Waxman说:“这个发现太棒了,以至于让人怀疑它的真实性。”他认为,该成果是朝着有望停止骨癌扩散的治疗的“一个旅程的起点”,尽管找到这样一种药物的过程绝对不会是一次“短途旅行”。至于RXFP1的靶向治疗,Ferlin和Foresta表示,缩氨酸已经可以用于这一目的。但是他们也指出,一种以受体为设计目标的药物将是全新的,因此其副作用也是未知的。
推荐原始出处:
Bone Volume 46, Issue 2, February 2010, Pages 504-513
Relaxin stimulates osteoclast differentiation and activation
Alberto Ferlina, Anastasia Pepea, Arianna Facciollia, Lisa Gianeselloa and Carlo Foresta, a,
a Section of Clinical Pathology and Center for Male Gamete Cryopreservation, Department of Histology, Microbiology and Medical Biotechnologies, University of Padova, Via Gabelli 63, 35121 Padova, Italy
Relaxin is a pleiotropic hormone with actions in reproductive and non-reproductive tissues, and has a role in tumor biology.
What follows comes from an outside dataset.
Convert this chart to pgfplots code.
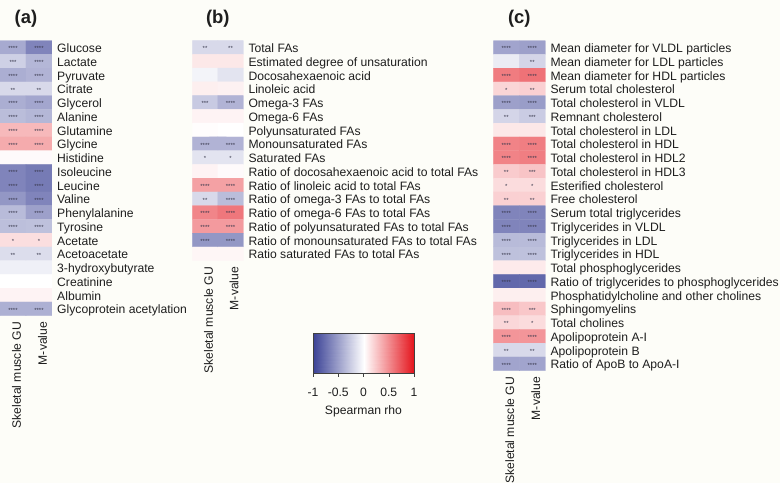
\documentclass[border=0pt]{standalone}
\usepackage{fontspec}
\setmainfont{Liberation Sans}
\usepackage{pgfplots}
\usepackage{pgfplotstable}
\pgfplotsset{compat=1.18}

\definecolor{bg}{RGB}{253,253,248}
\definecolor{txt}{RGB}{30,30,30}
\definecolor{starc}{RGB}{55,55,75}

% x = column (0 GU, 1 M-value), y = row, r = Spearman rho, s = significance
\pgfplotstableread{
x y r s
0 0 -0.45 ****
1 0 -0.65 ****
0 1 -0.25 ***
1 1 -0.38 ****
0 2 -0.43 ****
1 2 -0.40 ****
0 3 -0.20 **
1 3 -0.20 **
0 4 -0.43 ****
1 4 -0.47 ****
0 5 -0.35 ****
1 5 -0.38 ****
0 6 0.30 ****
1 6 0.30 ****
0 7 0.36 ****
1 7 0.36 ****
0 8 0.02 {}
1 8 0.02 {}
0 9 -0.65 ****
1 9 -0.70 ****
0 10 -0.65 ****
1 10 -0.70 ****
0 11 -0.55 ****
1 11 -0.65 ****
0 12 -0.36 ****
1 12 -0.50 ****
0 13 -0.34 ****
1 13 -0.33 ****
0 14 0.14 *
1 14 0.14 *
0 15 -0.18 **
1 15 -0.18 **
0 16 -0.08 {}
1 16 -0.08 {}
0 17 0.00 {}
1 17 0.00 {}
0 18 0.05 {}
1 18 0.05 {}
0 19 -0.42 ****
1 19 -0.42 ****
}\tabA

\pgfplotstableread{
x y r s
0 0 -0.20 **
1 0 -0.20 **
0 1 0.10 {}
1 1 0.10 {}
0 2 -0.06 {}
1 2 -0.14 {}
0 3 0.07 {}
1 3 0.06 {}
0 4 -0.28 ***
1 4 -0.40 ****
0 5 0.05 {}
1 5 0.05 {}
0 6 0.01 {}
1 6 0.00 {}
0 7 -0.40 ****
1 7 -0.40 ****
0 8 -0.14 *
1 8 -0.14 *
0 9 0.05 {}
1 9 0.02 {}
0 10 0.40 ****
1 10 0.40 ****
0 11 -0.20 **
1 11 -0.35 ****
0 12 0.52 ****
1 12 0.58 ****
0 13 0.43 ****
1 13 0.43 ****
0 14 -0.55 ****
1 14 -0.55 ****
0 15 0.04 {}
1 15 0.04 {}
}\tabB

\pgfplotstableread{
x y r s
0 0 -0.48 ****
1 0 -0.50 ****
0 1 -0.10 {}
1 1 -0.22 **
0 2 0.56 ****
1 2 0.60 ****
0 3 0.18 *
1 3 0.20 **
0 4 -0.50 ****
1 4 -0.52 ****
0 5 -0.22 **
1 5 -0.27 ***
0 6 0.10 {}
1 6 0.10 {}
0 7 0.53 ****
1 7 0.55 ****
0 8 0.53 ****
1 8 0.55 ****
0 9 0.22 **
1 9 0.25 ***
0 10 0.15 *
1 10 0.15 *
0 11 0.20 **
1 11 0.20 **
0 12 -0.65 ****
1 12 -0.65 ****
0 13 -0.65 ****
1 13 -0.65 ****
0 14 -0.36 ****
1 14 -0.36 ****
0 15 -0.33 ****
1 15 -0.33 ****
0 16 0.09 {}
1 16 0.09 {}
0 17 -0.80 ****
1 17 -0.80 ****
0 18 0.07 {}
1 18 0.07 {}
0 19 0.28 ****
1 19 0.24 ***
0 20 0.17 **
1 20 0.15 *
0 21 0.45 ****
1 21 0.45 ****
0 22 -0.20 **
1 22 -0.20 **
0 23 -0.48 ****
1 23 -0.48 ****
}\tabC

\pgfplotsset{
  rhomap/.style={
    colormap={rho}{rgb255=(59,66,150) rgb255=(255,255,255) rgb255=(228,20,28)},
    point meta min=-1, point meta max=1,
  },
  heat/.style={
    rhomap,
    scale only axis, width=52bp,
    xmin=-0.5, xmax=1.5, ymin=-0.5, y dir=reverse,
    enlargelimits=false,
    axis line style={draw=none},
    major tick length=0pt,
    tick style={draw=none},
    xtick={0,1}, xticklabels={Skeletal muscle GU, M-value},
    xticklabel style={xshift=3.5bp, rotate=90, anchor=east, inner xsep=6bp, inner ysep=0pt},
    yticklabel pos=right,
    ytick={0,...,23},
    yticklabel style={anchor=base west, inner sep=0pt, xshift=5bp, yshift=-5bp},
    tick label style={font=\fontsize{12.2}{14}\selectfont, text=txt},
    title style={font=\fontsize{18.5}{20}\selectfont\bfseries, text=txt, at={(0.5,1)}, anchor=base, yshift=11bp},
  },
  stars/.style={only marks, mark=none, nodes near coords, point meta=explicit symbolic,
    nodes near coords style={font=\fontsize{6}{6}\selectfont, text=starc, anchor=center, yshift=-1.3bp, inner sep=0pt}},
}

\begin{document}
\begin{tikzpicture}
\fill[bg] (0,0) rectangle (780bp,483bp);
\useasboundingbox (0,0) rectangle (780bp,483bp);

% (a)
\begin{axis}[heat, at={(0bp,442.3bp)}, anchor=north west,
  height=275bp, ymax=19.5, title={(a)},
  yticklabels={Glucose,Lactate,Pyruvate,Citrate,Glycerol,Alanine,Glutamine,Glycine,Histidine,Isoleucine,Leucine,Valine,Phenylalanine,Tyrosine,Acetate,Acetoacetate,3-hydroxybutyrate,Creatinine,Albumin,Glycoprotein acetylation}]
\addplot[matrix plot*, mesh/cols=2, point meta=explicit] table[meta=r] {\tabA};
\addplot[stars] table[meta=s] {\tabA};
\end{axis}

% (b)
\begin{axis}[heat, at={(192.3bp,442.3bp)}, anchor=north west,
  width=51bp, height=220bp, ymax=15.5, title={(b)},
  yticklabels={Total FAs,Estimated degree of unsaturation,Docosahexaenoic acid,Linoleic acid,Omega-3 FAs,Omega-6 FAs,Polyunsaturated FAs,Monounsaturated FAs,Saturated FAs,Ratio of docosahexaenoic acid to total FAs,Ratio of linoleic acid to total FAs,Ratio of omega-3 FAs to total FAs,Ratio of omega-6 FAs to total FAs,Ratio of polyunsaturated FAs to total FAs,Ratio of monounsaturated FAs to total FAs,Ratio saturated FAs to total FAs}]
\addplot[matrix plot*, mesh/cols=2, point meta=explicit] table[meta=r] {\tabB};
\addplot[stars] table[meta=s] {\tabB};
\end{axis}

% (c)
\begin{axis}[heat, at={(493.3bp,442.3bp)}, anchor=north west,
  height=330bp, ymax=23.5, title={(c)},
  yticklabels={Mean diameter for VLDL particles,Mean diameter for LDL particles,Mean diameter for HDL particles,Serum total cholesterol,Total cholesterol in VLDL,Remnant cholesterol,Total cholesterol in LDL,Total cholesterol in HDL,Total cholesterol in HDL2,Total cholesterol in HDL3,Esterified cholesterol,Free cholesterol,Serum total triglycerides,Triglycerides in VLDL,Triglycerides in LDL,Triglycerides in HDL,Total phosphoglycerides,Ratio of triglycerides to phosphoglycerides,Phosphatidylcholine and other cholines,Sphingomyelins,Total cholines,Apolipoprotein A-I,Apolipoprotein B,Ratio of ApoB to ApoA-I}]
\addplot[matrix plot*, mesh/cols=2, point meta=explicit] table[meta=r] {\tabC};
\addplot[stars] table[meta=s] {\tabC};
\end{axis}

% colour bar: gradient from -1 to 1
\begin{axis}[rhomap, at={(313bp,150bp)}, anchor=north west,
  scale only axis, width=101bp, height=40bp,
  xmin=-1, xmax=1, ymin=0, ymax=1, axis on top,
  ytick=\empty,
  xtick={-1,-0.5,0,0.5,1}, xticklabels={-1,-0.5,0,0.5,1},
  xtick align=outside, xtick pos=left, major tick length=4bp,
  axis line style={draw=black!75, line width=0.5bp},
  tick style={draw=black!75, line width=0.5bp},
  xticklabel style={font=\fontsize{12.2}{14}\selectfont, text=txt, anchor=base, inner sep=0pt, yshift=-19.7bp},
  xlabel={Spearman rho},
  xlabel style={font=\fontsize{12.2}{14}\selectfont, text=txt, at={(0.5,0)}, anchor=base, yshift=-41bp}]
\addplot[patch, shader=interp, point meta=x] coordinates {
(-1,0) (0,0) (0,1)
(-1,0) (0,1) (-1,1)
(0,0) (1,0) (1,1)
(0,0) (1,1) (0,1)};
\end{axis}
\end{tikzpicture}
\end{document}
It can promote growth, differentiation and invasiveness of different tumors, especially those that give bone metastases, and relaxin serum concentrations are increased in patients with bone metastasis. In osteolytic metastasis the destruction of bone is mediated by osteoclasts that are multinucleated cells derived from hematopoietic progenitors. We found that human hematopoietic precursors and mature osteoclasts express the relaxin receptor RXFP1. Then, we investigated the effects of relaxin on the differentiation, activation and gene expression of osteoclasts during in vitro osteoclastogenesis from human hematopoietic progenitor cells. Relaxin alone was able to induce the multistep differentiation process of human osteoclastogenesis with timing similar to that obtained with the classical stimulators of osteoclastogenesis RANKL, M-CSF and PTH. The expression profile of several osteoclast genes was studied with quantitative RT-PCR during the entire process of osteoclastogenesis. This analysis showed that relaxin induced genes that are implicated in the differentiation, survival and activation of osteoclasts. Relaxin-induced osteoclasts were fully differentiated, positive for tartrate resistant acid phosphatase and vitronectin receptor, expressing a typical F-actin ring and able to resorb the bone. Furthermore, relaxin induced the expression of its specific receptor RXFP1 in osteoclasts. This study demonstrates for the first time that relaxin is a potent stimulator of osteoclastogenesis from hematopoietic precursors and regulates the activity of mature osteoclasts, opening new perspectives on the role of this hormone in bone physiology, diseases and metastasis.